MehmedGIT / OtoN_Converter

Converter from basic OCRD process workflow to Nextflow workflow script
Apache License 2.0
4 stars 1 forks source link

`,` is not an allowed character #9

Closed mweidling closed 2 years ago

mweidling commented 2 years ago

For evaluating my OCR results I use the following minimal workflow:

ocrd process \
    "tesserocr-recognize -I OCR-D-IMG -O OCR-D-OCR -P segmentation_level region -P textequiv_level word -P find_tables true -P model Fraktur_GT4HistOCR" \
    "dinglehopper -I OCR-D-GT-SEG-BLOCK,OCR-D-OCR -O OCR-D-EVAL-SEG-BLOCK" \

This yields:

Convert OCR-D workflows to NextFlow …
Converting from: minimal.txt
Converting to: minimal.txt.nf
Syntax error!
Invalid line number: 2!
Info: TOKEN_SYMBOL_ERROR_RULE_03: Invalid token: OCR-D-GT-SEG-BLOCK,OCR-D-OCR.
Hint: Tokens cannot contain character: ,.

Since the syntax of the workflow is correct according to https://ocr-d.de/en/workflows#step-18-ocr-evaluation, , has to be allowed under certain circumstances.

MehmedGIT commented 2 years ago

@mweidling, thanks for reporting that. I will try to push a patch that fixes this issue today. In the minimal workflow example, you provided, the last line must not contain \. This is something that the validator complained about as well. It is the expected behavior.

mweidling commented 2 years ago

In the minimal workflow example, you provided, the last line must not contain . This is something that the validator complained about as well. It is the expected behavior.
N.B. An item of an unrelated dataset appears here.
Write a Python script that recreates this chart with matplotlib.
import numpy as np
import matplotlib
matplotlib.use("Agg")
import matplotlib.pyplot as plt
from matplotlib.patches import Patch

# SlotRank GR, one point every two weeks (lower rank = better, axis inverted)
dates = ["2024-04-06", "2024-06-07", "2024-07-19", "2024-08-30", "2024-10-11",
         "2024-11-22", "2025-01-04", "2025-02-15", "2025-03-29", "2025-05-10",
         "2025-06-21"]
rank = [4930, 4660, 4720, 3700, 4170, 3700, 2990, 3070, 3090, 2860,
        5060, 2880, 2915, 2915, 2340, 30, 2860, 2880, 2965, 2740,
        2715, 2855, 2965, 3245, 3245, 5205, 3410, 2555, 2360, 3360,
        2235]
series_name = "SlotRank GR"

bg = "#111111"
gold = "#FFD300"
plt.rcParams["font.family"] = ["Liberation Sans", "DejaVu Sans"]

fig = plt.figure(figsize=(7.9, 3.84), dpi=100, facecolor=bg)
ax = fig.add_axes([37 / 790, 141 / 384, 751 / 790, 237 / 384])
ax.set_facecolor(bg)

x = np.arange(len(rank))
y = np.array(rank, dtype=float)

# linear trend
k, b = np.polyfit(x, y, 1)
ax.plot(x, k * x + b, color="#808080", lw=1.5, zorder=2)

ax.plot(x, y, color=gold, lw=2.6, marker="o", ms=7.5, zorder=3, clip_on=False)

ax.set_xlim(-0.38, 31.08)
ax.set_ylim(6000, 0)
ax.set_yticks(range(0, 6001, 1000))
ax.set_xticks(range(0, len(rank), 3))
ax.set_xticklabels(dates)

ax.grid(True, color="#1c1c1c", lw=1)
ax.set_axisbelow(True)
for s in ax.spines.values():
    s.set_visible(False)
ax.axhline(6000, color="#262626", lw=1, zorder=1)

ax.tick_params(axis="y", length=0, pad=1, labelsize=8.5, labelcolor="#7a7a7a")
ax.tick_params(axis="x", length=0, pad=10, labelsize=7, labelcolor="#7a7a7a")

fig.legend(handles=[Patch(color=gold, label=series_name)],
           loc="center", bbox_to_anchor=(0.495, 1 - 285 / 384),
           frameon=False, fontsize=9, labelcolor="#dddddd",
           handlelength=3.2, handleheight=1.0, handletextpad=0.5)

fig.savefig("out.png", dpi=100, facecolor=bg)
My bad, that's a copy & paste error.

MehmedGIT commented 2 years ago

This should be fixed now.

Still worth mentioning that the input/output match validation is not performed now. The match validation for that will be implemented after some refactoring of the code. It's now the user's responsibility to provide the correct -I/-O values in the ocr-d workflow.txt file.